- GIVEN INSTRUCTION -
Reproduce the listing below without changes, except that pictures are left out.

____

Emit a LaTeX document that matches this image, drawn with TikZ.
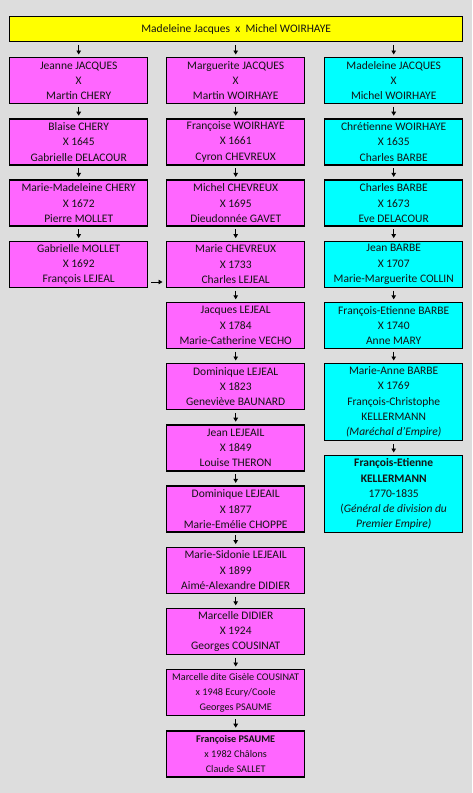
\documentclass[tikz,border=0pt]{standalone}
\usepackage{fontspec}
\setmainfont{Carlito}
\usetikzlibrary{arrows.meta,calc}
\definecolor{bggray}{RGB}{221,221,221}
\definecolor{magbox}{RGB}{255,102,255}
\definecolor{cyanbox}{RGB}{0,255,255}
\definecolor{yelbox}{RGB}{255,255,0}
\definecolor{txt}{RGB}{20,20,20}
\begin{document}
\begin{tikzpicture}[x=1pt,y=-1pt,
  gbox/.style={draw=black,line width=1.4pt,minimum width=138pt,minimum height=46pt,inner sep=0pt,align=center,anchor=north west,text=txt,font=\fontsize{11.5}{15.3}\selectfont},
  mbox/.style={gbox,fill=magbox},
  cbox/.style={gbox,fill=cyanbox},
  sbox/.style={mbox,font=\fontsize{10.2}{15.3}\selectfont},
  arr/.style={line width=0.9pt,-{Triangle[length=4pt,width=4.5pt]},shorten <=2.5pt,shorten >=2.5pt}]
\fill[bggray] (0,0) rectangle (472,793);
\useasboundingbox (0,0) rectangle (472,793);
\node[gbox,fill=yelbox,minimum width=453pt,minimum height=25pt] (top) at (9,16) {Madeleine Jacques\ \ x\ \ Michel WOIRHAYE};
% left column
\node[mbox] (l1) at (9,57) {Jeanne JACQUES\\X\\Martin CHERY};
\node[mbox] (l2) at (9,118.2) {Blaise CHERY\\X 1645\\Gabrielle DELACOUR};
\node[mbox] (l3) at (9,179.4) {Marie-Madeleine CHERY\\X 1672\\Pierre MOLLET};
\node[mbox] (l4) at (9,240.6) {Gabrielle MOLLET\\X 1692\\François LEJEAL};
% middle column
\node[mbox] (m1) at (166,57) {Marguerite JACQUES\\X\\Martin WOIRHAYE};
\node[mbox] (m2) at (166,118.2) {Françoise WOIRHAYE\\X 1661\\Cyron CHEVREUX};
\node[mbox] (m3) at (166,179.4) {Michel CHEVREUX\\X 1695\\Dieudonnée GAVET};
\node[mbox] (m4) at (166,240.6) {Marie CHEVREUX\\X 1733\\Charles LEJEAL};
\node[mbox] (m5) at (166,301.8) {Jacques LEJEAL\\X 1784\\Marie-Catherine VECHO};
\node[mbox] (m6) at (166,363) {Dominique LEJEAL\\X 1823\\Geneviève BAUNARD};
\node[mbox] (m7) at (166,424.2) {Jean LEJEAIL\\X 1849\\Louise THERON};
\node[mbox] (m8) at (166,485.4) {Dominique LEJEAIL\\X 1877\\Marie-Emélie CHOPPE};
\node[mbox] (m9) at (166,546.6) {Marie-Sidonie LEJEAIL\\X 1899\\Aimé-Alexandre DIDIER};
\node[mbox] (m10) at (166,607.8) {Marcelle DIDIER\\X 1924\\Georges COUSINAT};
\node[sbox] (m11) at (166,669) {Marcelle dite Gisèle COUSINAT\\x 1948 Ecury/Coole\\Georges PSAUME};
\node[sbox] (m12) at (166,730.2) {\textbf{Françoise PSAUME}\\x 1982 Châlons\\Claude SALLET};
% right column
\node[cbox] (r1) at (324,57) {Madeleine JACQUES\\X\\Michel WOIRHAYE};
\node[cbox] (r2) at (324,118.2) {Chrétienne WOIRHAYE\\X 1635\\Charles BARBE};
\node[cbox] (r3) at (324,179.4) {Charles BARBE\\X 1673\\Eve DELACOUR};
\node[cbox] (r4) at (324,240.6) {Jean BARBE\\X 1707\\Marie-Marguerite COLLIN};
\node[cbox] (r5) at (324,301.8) {François-Etienne BARBE\\X 1740\\Anne MARY};
\node[cbox,minimum height=77pt] (r6) at (324,363) {Marie-Anne BARBE\\X 1769\\François-Christophe\\KELLERMANN\\\textit{(Maréchal d'Empire)}};
\node[cbox,minimum height=77pt] (r7) at (324,455) {\textbf{François-Etienne}\\\textbf{KELLERMANN}\\1770-1835\\(\textit{Général de division du}\\\textit{Premier Empire)}};
% arrows
\draw[arr] (top.south -| l1.north) -- (l1.north);
\draw[arr] (top.south -| m1.north) -- (m1.north);
\draw[arr] (top.south -| r1.north) -- (r1.north);
\foreach \a/\b in {l1/l2,l2/l3,l3/l4,m1/m2,m2/m3,m3/m4,m4/m5,m5/m6,m6/m7,m7/m8,m8/m9,m9/m10,m10/m11,m11/m12,r1/r2,r2/r3,r3/r4,r4/r5,r5/r6,r6/r7}
  \draw[arr] (\a.south) -- (\b.north);
\draw[arr,shorten <=3pt,shorten >=3.5pt] ($(l4.south east)+(0,-6)$) -- ($(m4.south west)+(0,-6)$);
\end{tikzpicture}
\end{document}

____

- COMPLETE ANSWER -
Emit a LaTeX document that matches this image, drawn with TikZ.
\documentclass[tikz,border=0pt]{standalone}
\usepackage{fontspec}
\setmainfont{Carlito}
\usetikzlibrary{arrows.meta,calc}
\definecolor{bggray}{RGB}{221,221,221}
\definecolor{magbox}{RGB}{255,102,255}
\definecolor{cyanbox}{RGB}{0,255,255}
\definecolor{yelbox}{RGB}{255,255,0}
\definecolor{txt}{RGB}{20,20,20}
\begin{document}
\begin{tikzpicture}[x=1pt,y=-1pt,
  gbox/.style={draw=black,line width=1.4pt,minimum width=138pt,minimum height=46pt,inner sep=0pt,align=center,anchor=north west,text=txt,font=\fontsize{11.5}{15.3}\selectfont},
  mbox/.style={gbox,fill=magbox},
  cbox/.style={gbox,fill=cyanbox},
  sbox/.style={mbox,font=\fontsize{10.2}{15.3}\selectfont},
  arr/.style={line width=0.9pt,-{Triangle[length=4pt,width=4.5pt]},shorten <=2.5pt,shorten >=2.5pt}]
\fill[bggray] (0,0) rectangle (472,793);
\useasboundingbox (0,0) rectangle (472,793);
\node[gbox,fill=yelbox,minimum width=453pt,minimum height=25pt] (top) at (9,16) {Madeleine Jacques\ \ x\ \ Michel WOIRHAYE};
% left column
\node[mbox] (l1) at (9,57) {Jeanne JACQUES\\X\\Martin CHERY};
\node[mbox] (l2) at (9,118.2) {Blaise CHERY\\X 1645\\Gabrielle DELACOUR};
\node[mbox] (l3) at (9,179.4) {Marie-Madeleine CHERY\\X 1672\\Pierre MOLLET};
\node[mbox] (l4) at (9,240.6) {Gabrielle MOLLET\\X 1692\\François LEJEAL};
% middle column
\node[mbox] (m1) at (166,57) {Marguerite JACQUES\\X\\Martin WOIRHAYE};
\node[mbox] (m2) at (166,118.2) {Françoise WOIRHAYE\\X 1661\\Cyron CHEVREUX};
\node[mbox] (m3) at (166,179.4) {Michel CHEVREUX\\X 1695\\Dieudonnée GAVET};
\node[mbox] (m4) at (166,240.6) {Marie CHEVREUX\\X 1733\\Charles LEJEAL};
\node[mbox] (m5) at (166,301.8) {Jacques LEJEAL\\X 1784\\Marie-Catherine VECHO};
\node[mbox] (m6) at (166,363) {Dominique LEJEAL\\X 1823\\Geneviève BAUNARD};
\node[mbox] (m7) at (166,424.2) {Jean LEJEAIL\\X 1849\\Louise THERON};
\node[mbox] (m8) at (166,485.4) {Dominique LEJEAIL\\X 1877\\Marie-Emélie CHOPPE};
\node[mbox] (m9) at (166,546.6) {Marie-Sidonie LEJEAIL\\X 1899\\Aimé-Alexandre DIDIER};
\node[mbox] (m10) at (166,607.8) {Marcelle DIDIER\\X 1924\\Georges COUSINAT};
\node[sbox] (m11) at (166,669) {Marcelle dite Gisèle COUSINAT\\x 1948 Ecury/Coole\\Georges PSAUME};
\node[sbox] (m12) at (166,730.2) {\textbf{Françoise PSAUME}\\x 1982 Châlons\\Claude SALLET};
% right column
\node[cbox] (r1) at (324,57) {Madeleine JACQUES\\X\\Michel WOIRHAYE};
\node[cbox] (r2) at (324,118.2) {Chrétienne WOIRHAYE\\X 1635\\Charles BARBE};
\node[cbox] (r3) at (324,179.4) {Charles BARBE\\X 1673\\Eve DELACOUR};
\node[cbox] (r4) at (324,240.6) {Jean BARBE\\X 1707\\Marie-Marguerite COLLIN};
\node[cbox] (r5) at (324,301.8) {François-Etienne BARBE\\X 1740\\Anne MARY};
\node[cbox,minimum height=77pt] (r6) at (324,363) {Marie-Anne BARBE\\X 1769\\François-Christophe\\KELLERMANN\\\textit{(Maréchal d'Empire)}};
\node[cbox,minimum height=77pt] (r7) at (324,455) {\textbf{François-Etienne}\\\textbf{KELLERMANN}\\1770-1835\\(\textit{Général de division du}\\\textit{Premier Empire)}};
% arrows
\draw[arr] (top.south -| l1.north) -- (l1.north);
\draw[arr] (top.south -| m1.north) -- (m1.north);
\draw[arr] (top.south -| r1.north) -- (r1.north);
\foreach \a/\b in {l1/l2,l2/l3,l3/l4,m1/m2,m2/m3,m3/m4,m4/m5,m5/m6,m6/m7,m7/m8,m8/m9,m9/m10,m10/m11,m11/m12,r1/r2,r2/r3,r3/r4,r4/r5,r5/r6,r6/r7}
  \draw[arr] (\a.south) -- (\b.north);
\draw[arr,shorten <=3pt,shorten >=3.5pt] ($(l4.south east)+(0,-6)$) -- ($(m4.south west)+(0,-6)$);
\end{tikzpicture}
\end{document}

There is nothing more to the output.